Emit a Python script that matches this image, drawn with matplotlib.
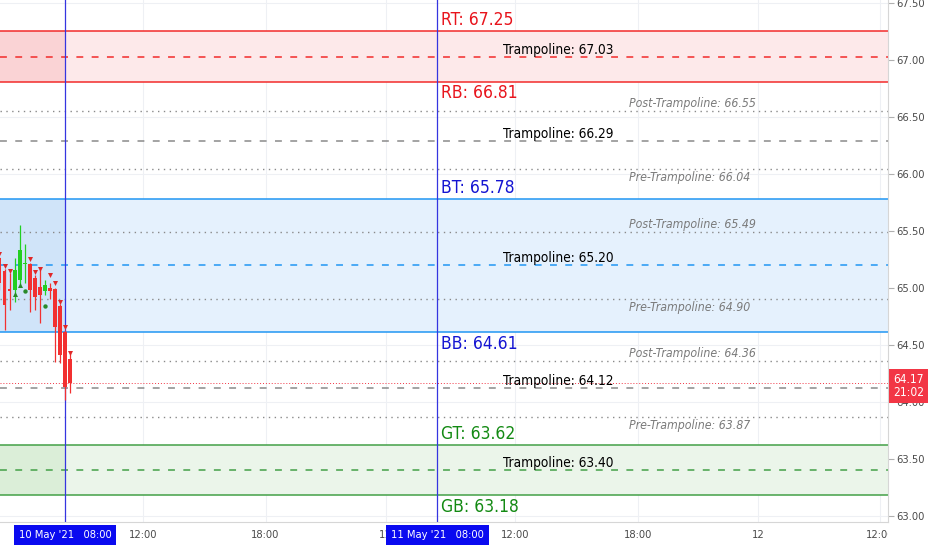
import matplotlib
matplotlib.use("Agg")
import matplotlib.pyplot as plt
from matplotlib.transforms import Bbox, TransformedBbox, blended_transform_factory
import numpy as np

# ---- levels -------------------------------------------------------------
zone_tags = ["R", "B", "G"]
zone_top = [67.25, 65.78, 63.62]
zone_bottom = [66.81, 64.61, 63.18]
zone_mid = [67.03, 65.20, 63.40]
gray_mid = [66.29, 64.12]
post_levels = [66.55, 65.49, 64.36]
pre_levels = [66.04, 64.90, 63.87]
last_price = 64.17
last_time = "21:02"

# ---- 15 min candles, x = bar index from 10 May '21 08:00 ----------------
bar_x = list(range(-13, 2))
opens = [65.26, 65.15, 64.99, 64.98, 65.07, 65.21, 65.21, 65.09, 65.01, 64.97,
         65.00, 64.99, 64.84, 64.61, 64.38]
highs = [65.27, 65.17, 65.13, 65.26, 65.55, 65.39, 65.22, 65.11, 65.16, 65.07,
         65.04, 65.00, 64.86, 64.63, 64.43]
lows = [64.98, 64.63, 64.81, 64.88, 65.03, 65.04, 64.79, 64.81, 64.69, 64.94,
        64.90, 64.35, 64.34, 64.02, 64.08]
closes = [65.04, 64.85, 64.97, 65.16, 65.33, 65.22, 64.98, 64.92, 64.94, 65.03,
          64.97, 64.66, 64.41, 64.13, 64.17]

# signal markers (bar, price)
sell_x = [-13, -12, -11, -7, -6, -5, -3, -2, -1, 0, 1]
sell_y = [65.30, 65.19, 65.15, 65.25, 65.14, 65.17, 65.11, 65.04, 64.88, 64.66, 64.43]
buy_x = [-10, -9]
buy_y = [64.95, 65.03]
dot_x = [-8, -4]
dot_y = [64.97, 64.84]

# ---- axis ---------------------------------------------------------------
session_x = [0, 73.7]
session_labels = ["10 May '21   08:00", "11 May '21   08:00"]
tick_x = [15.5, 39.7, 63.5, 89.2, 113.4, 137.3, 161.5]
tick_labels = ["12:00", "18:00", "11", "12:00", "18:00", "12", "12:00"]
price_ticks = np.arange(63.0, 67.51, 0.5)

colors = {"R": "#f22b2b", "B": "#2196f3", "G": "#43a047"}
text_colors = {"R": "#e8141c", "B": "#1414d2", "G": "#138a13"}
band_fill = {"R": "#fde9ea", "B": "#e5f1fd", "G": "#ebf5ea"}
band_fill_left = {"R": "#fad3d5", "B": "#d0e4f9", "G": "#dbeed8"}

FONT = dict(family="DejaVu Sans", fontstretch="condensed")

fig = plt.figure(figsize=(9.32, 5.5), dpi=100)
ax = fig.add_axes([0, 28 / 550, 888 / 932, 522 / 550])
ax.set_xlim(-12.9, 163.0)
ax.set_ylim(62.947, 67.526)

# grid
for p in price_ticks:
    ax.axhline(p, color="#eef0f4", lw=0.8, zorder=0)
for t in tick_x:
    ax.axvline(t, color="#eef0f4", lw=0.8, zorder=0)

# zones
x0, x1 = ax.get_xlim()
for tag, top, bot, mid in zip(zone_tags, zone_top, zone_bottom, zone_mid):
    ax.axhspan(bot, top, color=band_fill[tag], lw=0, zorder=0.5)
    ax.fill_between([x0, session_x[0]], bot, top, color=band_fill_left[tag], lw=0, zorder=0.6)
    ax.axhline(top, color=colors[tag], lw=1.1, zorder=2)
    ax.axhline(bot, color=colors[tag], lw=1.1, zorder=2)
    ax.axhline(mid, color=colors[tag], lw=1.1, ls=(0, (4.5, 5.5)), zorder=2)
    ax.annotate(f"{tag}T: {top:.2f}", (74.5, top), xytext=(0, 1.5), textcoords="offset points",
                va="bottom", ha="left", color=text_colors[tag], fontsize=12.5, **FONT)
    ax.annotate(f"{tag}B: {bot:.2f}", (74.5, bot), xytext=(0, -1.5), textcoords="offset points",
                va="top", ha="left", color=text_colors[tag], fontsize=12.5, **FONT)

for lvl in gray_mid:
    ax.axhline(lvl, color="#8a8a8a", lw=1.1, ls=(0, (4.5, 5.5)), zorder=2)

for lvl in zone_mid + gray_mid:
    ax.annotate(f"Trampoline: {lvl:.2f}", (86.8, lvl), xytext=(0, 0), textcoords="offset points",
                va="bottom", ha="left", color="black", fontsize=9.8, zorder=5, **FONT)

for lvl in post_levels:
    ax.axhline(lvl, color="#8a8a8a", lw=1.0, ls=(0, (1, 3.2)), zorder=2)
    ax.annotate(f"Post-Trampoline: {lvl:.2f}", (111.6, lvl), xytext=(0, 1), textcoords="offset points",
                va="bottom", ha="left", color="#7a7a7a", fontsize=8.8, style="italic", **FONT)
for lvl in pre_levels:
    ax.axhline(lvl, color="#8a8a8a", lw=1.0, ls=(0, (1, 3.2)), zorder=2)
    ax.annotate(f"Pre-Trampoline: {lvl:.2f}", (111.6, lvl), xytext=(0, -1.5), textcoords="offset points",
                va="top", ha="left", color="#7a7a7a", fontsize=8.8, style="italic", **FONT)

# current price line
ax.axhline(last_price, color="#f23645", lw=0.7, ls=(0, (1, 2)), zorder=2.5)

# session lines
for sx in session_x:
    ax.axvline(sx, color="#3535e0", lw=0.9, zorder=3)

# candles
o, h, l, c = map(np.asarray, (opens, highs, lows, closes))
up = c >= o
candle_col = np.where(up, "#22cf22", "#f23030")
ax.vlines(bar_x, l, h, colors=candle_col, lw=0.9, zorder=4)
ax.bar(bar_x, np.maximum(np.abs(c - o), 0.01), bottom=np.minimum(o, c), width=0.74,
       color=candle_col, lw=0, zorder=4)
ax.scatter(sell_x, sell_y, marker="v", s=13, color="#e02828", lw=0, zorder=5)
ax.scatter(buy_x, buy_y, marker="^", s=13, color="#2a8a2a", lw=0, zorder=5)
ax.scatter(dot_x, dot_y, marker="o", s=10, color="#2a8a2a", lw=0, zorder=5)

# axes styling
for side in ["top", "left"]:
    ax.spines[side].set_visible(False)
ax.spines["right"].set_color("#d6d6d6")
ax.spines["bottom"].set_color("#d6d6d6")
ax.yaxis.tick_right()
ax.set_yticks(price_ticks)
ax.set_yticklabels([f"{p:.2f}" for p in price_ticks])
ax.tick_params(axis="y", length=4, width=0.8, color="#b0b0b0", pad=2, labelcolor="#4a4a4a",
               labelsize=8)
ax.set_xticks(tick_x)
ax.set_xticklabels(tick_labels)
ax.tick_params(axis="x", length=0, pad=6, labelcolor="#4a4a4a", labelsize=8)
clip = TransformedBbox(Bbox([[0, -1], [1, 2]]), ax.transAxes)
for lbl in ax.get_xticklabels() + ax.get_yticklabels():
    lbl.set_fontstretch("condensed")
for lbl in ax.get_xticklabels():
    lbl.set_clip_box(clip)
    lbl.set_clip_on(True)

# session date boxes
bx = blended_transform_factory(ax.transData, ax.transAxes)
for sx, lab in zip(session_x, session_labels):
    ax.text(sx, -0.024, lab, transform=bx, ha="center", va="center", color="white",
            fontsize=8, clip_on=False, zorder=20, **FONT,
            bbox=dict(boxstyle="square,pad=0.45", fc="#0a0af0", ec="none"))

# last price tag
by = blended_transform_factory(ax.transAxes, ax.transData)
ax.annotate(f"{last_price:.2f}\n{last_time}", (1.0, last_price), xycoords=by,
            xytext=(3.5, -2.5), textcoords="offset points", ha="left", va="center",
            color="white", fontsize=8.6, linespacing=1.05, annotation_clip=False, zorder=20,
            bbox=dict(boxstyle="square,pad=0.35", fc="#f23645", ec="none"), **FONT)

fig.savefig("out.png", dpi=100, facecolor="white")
——
WHAT THE TASK REQUIRES — Look through the lines above and collect those with the word "matplotlib".

TASK ANSWER —
Emit a Python script that matches this image, drawn with matplotlib.
import matplotlib
matplotlib.use("Agg")
import matplotlib.pyplot as plt
from matplotlib.transforms import Bbox, TransformedBbox, blended_transform_factory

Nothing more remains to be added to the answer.